同試験では、「シャープの光触媒材料を塗布したガラス基板」と「塗布していないガラス基板」のそれぞれに新型コロナウイルス液を滴下させた。暗幕で覆われたボックス内で白色LED光(照度1000lx)を照射し、1時間および2時間が経過した時点で、それぞれのウイルス感染価を測定。

その結果、光触媒材料を塗布したガラス基板では、塗布していないガラス基板と比較して、ウイルス感染価(感染性を持つウイルスの量)が1時間経過時点で98%以上、2時間経過時点で99.99%以上減少と、明確な効果を確認したとしている。

  • 試験装置イメージ

  • 新型コロナウイルス感染価の減少効果

光触媒とは、光が当たると高い酸化力を発揮し、接触する有害物質やニオイ成分を化学的に分解する物質のこと。2015年に開発されたシャープ独自の光触媒は、主成分に酸化タングステンを採用しており、これまで一般的に用いられてきた酸化チタンと比べ、より幅広い波長の光に応答している。

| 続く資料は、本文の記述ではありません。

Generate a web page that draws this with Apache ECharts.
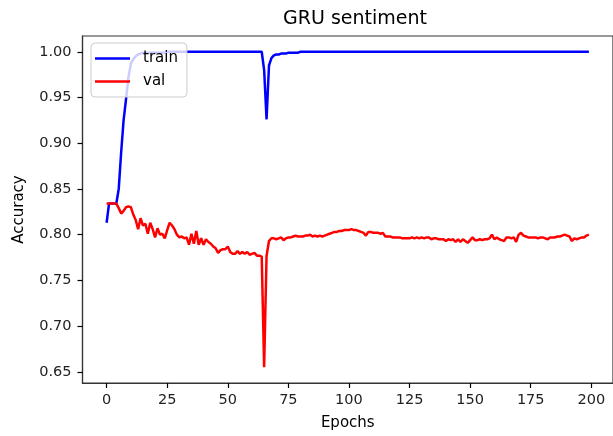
<!DOCTYPE html>
<html>
<head>
<meta charset="utf-8">
<title>GRU sentiment</title>
<script src="https://cdn.jsdelivr.net/npm/echarts@6/dist/echarts.min.js"></script>
<style>
  html, body { margin: 0; padding: 0; background: #fff; }
  #main { width: 613px; height: 436px; }
</style>
</head>
<body>
<div id="main"></div>
<script>
// accuracy per epoch
var trainAcc = [
  0.813, 0.834, 0.834, 0.834, 0.834, 0.850, 0.890, 0.925, 0.948, 0.972,
  0.987, 0.992, 0.995, 0.997, 0.998, 0.999, 0.999, 0.999, 0.999, 0.999,
  0.999, 0.999, 0.999, 0.999, 0.999, 1.000, 1.000, 1.000, 1.000, 1.000,
  1.000, 1.000, 1.000, 1.000, 1.000, 1.000, 1.000, 1.000, 1.000, 1.000,
  1.000, 1.000, 1.000, 1.000, 1.000, 1.000, 1.000, 1.000, 1.000, 1.000,
  1.000, 1.000, 1.000, 1.000, 1.000, 1.000, 1.000, 1.000, 1.000, 1.000,
  1.000, 1.000, 1.000, 1.000, 1.000, 0.980, 0.926, 0.985, 0.993, 0.996,
  0.997, 0.997, 0.998, 0.998, 0.998, 0.999, 0.999, 0.999, 0.999, 0.999,
  1.000, 1.000, 1.000, 1.000, 1.000, 1.000, 1.000, 1.000, 1.000, 1.000,
  1.000, 1.000, 1.000, 1.000, 1.000, 1.000, 1.000, 1.000, 1.000, 1.000,
  1.000, 1.000, 1.000, 1.000, 1.000, 1.000, 1.000, 1.000, 1.000, 1.000,
  1.000, 1.000, 1.000, 1.000, 1.000, 1.000, 1.000, 1.000, 1.000, 1.000,
  1.000, 1.000, 1.000, 1.000, 1.000, 1.000, 1.000, 1.000, 1.000, 1.000,
  1.000, 1.000, 1.000, 1.000, 1.000, 1.000, 1.000, 1.000, 1.000, 1.000,
  1.000, 1.000, 1.000, 1.000, 1.000, 1.000, 1.000, 1.000, 1.000, 1.000,
  1.000, 1.000, 1.000, 1.000, 1.000, 1.000, 1.000, 1.000, 1.000, 1.000,
  1.000, 1.000, 1.000, 1.000, 1.000, 1.000, 1.000, 1.000, 1.000, 1.000,
  1.000, 1.000, 1.000, 1.000, 1.000, 1.000, 1.000, 1.000, 1.000, 1.000,
  1.000, 1.000, 1.000, 1.000, 1.000, 1.000, 1.000, 1.000, 1.000, 1.000,
  1.000, 1.000, 1.000, 1.000, 1.000, 1.000, 1.000, 1.000, 1.000, 1.000
];
var valAcc = [
  0.834, 0.834, 0.834, 0.834, 0.834, 0.829, 0.823, 0.826, 0.830, 0.831,
  0.830, 0.822, 0.816, 0.806, 0.818, 0.810, 0.812, 0.801, 0.813, 0.806,
  0.797, 0.807, 0.800, 0.801, 0.796, 0.805, 0.813, 0.810, 0.806, 0.800,
  0.797, 0.798, 0.796, 0.797, 0.789, 0.801, 0.790, 0.804, 0.789, 0.796,
  0.789, 0.795, 0.792, 0.790, 0.787, 0.785, 0.780, 0.783, 0.784, 0.784,
  0.787, 0.781, 0.779, 0.779, 0.782, 0.779, 0.781, 0.779, 0.781, 0.778,
  0.779, 0.780, 0.777, 0.777, 0.776, 0.655, 0.777, 0.793, 0.796, 0.796,
  0.795, 0.796, 0.797, 0.794, 0.796, 0.797, 0.797, 0.798, 0.799, 0.798,
  0.798, 0.798, 0.799, 0.799, 0.800, 0.798, 0.799, 0.798, 0.799, 0.798,
  0.799, 0.800, 0.801, 0.802, 0.803, 0.803, 0.804, 0.804, 0.805, 0.805,
  0.805, 0.806, 0.805, 0.805, 0.804, 0.803, 0.802, 0.799, 0.803, 0.803,
  0.802, 0.802, 0.802, 0.801, 0.802, 0.798, 0.798, 0.798, 0.797, 0.797,
  0.797, 0.797, 0.796, 0.796, 0.796, 0.796, 0.797, 0.796, 0.797, 0.796,
  0.797, 0.796, 0.797, 0.797, 0.795, 0.796, 0.796, 0.795, 0.795, 0.795,
  0.793, 0.795, 0.794, 0.795, 0.792, 0.795, 0.792, 0.795, 0.793, 0.791,
  0.794, 0.797, 0.794, 0.794, 0.795, 0.794, 0.795, 0.795, 0.796, 0.800,
  0.795, 0.797, 0.795, 0.794, 0.793, 0.797, 0.797, 0.796, 0.797, 0.792,
  0.800, 0.802, 0.799, 0.798, 0.797, 0.797, 0.797, 0.797, 0.796, 0.797,
  0.797, 0.796, 0.795, 0.797, 0.797, 0.797, 0.798, 0.798, 0.799, 0.800,
  0.799, 0.798, 0.793, 0.796, 0.795, 0.796, 0.797, 0.797, 0.799, 0.800
];
var xTicks = [0, 25, 50, 75, 100, 125, 150, 175, 200];
var yTicks = [0.65, 0.70, 0.75, 0.80, 0.85, 0.90, 0.95, 1.00];

function pairs(vals) {
  return vals.map(function (v, i) { return [i, v]; });
}

var font = 'DejaVu Sans';
var spine = { color: '#333', width: 1.2 };
var myChart = echarts.init(document.getElementById('main'));

option = {
  backgroundColor: '#fff',
  animation: false,
  title: {
    text: 'GRU sentiment',
    left: 350,
    textAlign: 'center',
    top: 5,
    textStyle: { fontFamily: font, fontSize: 19, fontWeight: 'normal', color: '#000' }
  },
  legend: {
    orient: 'vertical',
    left: 91,
    top: 43,
    padding: [7, 9, 7, 4],
    itemGap: 6,
    itemWidth: 35,
    itemHeight: 2.5,
    icon: 'rect',
    backgroundColor: 'rgba(255,255,255,0.8)',
    borderColor: '#cccccc',
    borderWidth: 1,
    borderRadius: 4,
    textStyle: { fontFamily: font, fontSize: 15, color: '#000', lineHeight: 17, padding: [0, 0, 0, 8] },
    data: ['train', 'val']
  },
  grid: {
    left: 82.5,
    right: -7,
    top: 36,
    bottom: 52,
    show: true,
    borderColor: '#333',
    borderWidth: 1.2,
    backgroundColor: 'transparent'
  },
  xAxis: {
    type: 'value',
    min: -9.95,
    max: 208.95,
    name: 'Epochs',
    nameLocation: 'middle',
    nameGap: 33,
    nameTextStyle: { fontFamily: font, fontSize: 15, color: '#000' },
    axisLine: { show: true, onZero: false, lineStyle: spine },
    splitLine: { show: false },
    axisTick: {
      show: true,
      customValues: xTicks,
      length: 5,
      lineStyle: { color: '#000', width: 1.2 }
    },
    axisLabel: {
      customValues: xTicks,
      margin: 10,
      fontFamily: font,
      fontSize: 14.5,
      color: '#222'
    }
  },
  yAxis: {
    type: 'value',
    min: 0.63775,
    max: 1.01725,
    name: 'Accuracy',
    nameLocation: 'middle',
    nameRotate: 90,
    nameGap: 56,
    nameTextStyle: { fontFamily: font, fontSize: 15, color: '#000' },
    axisLine: { show: true, onZero: false, lineStyle: spine },
    splitLine: { show: false },
    axisTick: {
      show: true,
      customValues: yTicks,
      length: 5,
      lineStyle: { color: '#000', width: 1.2 }
    },
    axisLabel: {
      customValues: yTicks,
      margin: 11,
      fontFamily: font,
      fontSize: 14.5,
      color: '#222',
      formatter: function (v) { return v.toFixed(2); }
    }
  },
  series: [
    {
      name: 'train',
      type: 'line',
      data: pairs(trainAcc),
      symbol: 'none',
      color: '#0000ff',
      lineStyle: { color: '#0000ff', width: 2.5 }
    },
    {
      name: 'val',
      type: 'line',
      data: pairs(valAcc),
      symbol: 'none',
      color: '#ff0000',
      lineStyle: { color: '#ff0000', width: 2.5 }
    }
  ]
};

myChart.setOption(option);
</script>
</body>
</html>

紫外線を含む太陽光だけでなく、蛍光灯やLEDなど屋内照明の可視光下でも高い酸化力を発揮するという。さらに、助触媒として配合した白金微粒子の働きにより、一層の性能向上を実現しているとのことだ。

島根大学医学部微生物学講座教授の吉山裕規氏は、「シャープの光触媒材料が、新型コロナウイルスに対して短時間で強力な抗ウイルス効果を発揮することが実証された。今回の結果から、実使用環境における抗ウイルス効果も期待できる。本効果は、光触媒作用によるタンパク質の構造破壊によりもたらされると考えられ、従来株のみならず変異株に対しても同様の効果を発揮すると思われる。光触媒は、作用し続けてもそれ自体は消耗せず、効果が持続することも強みであり、withコロナ、afterコロナ社会における応用が期待される」と、コメントを寄せている。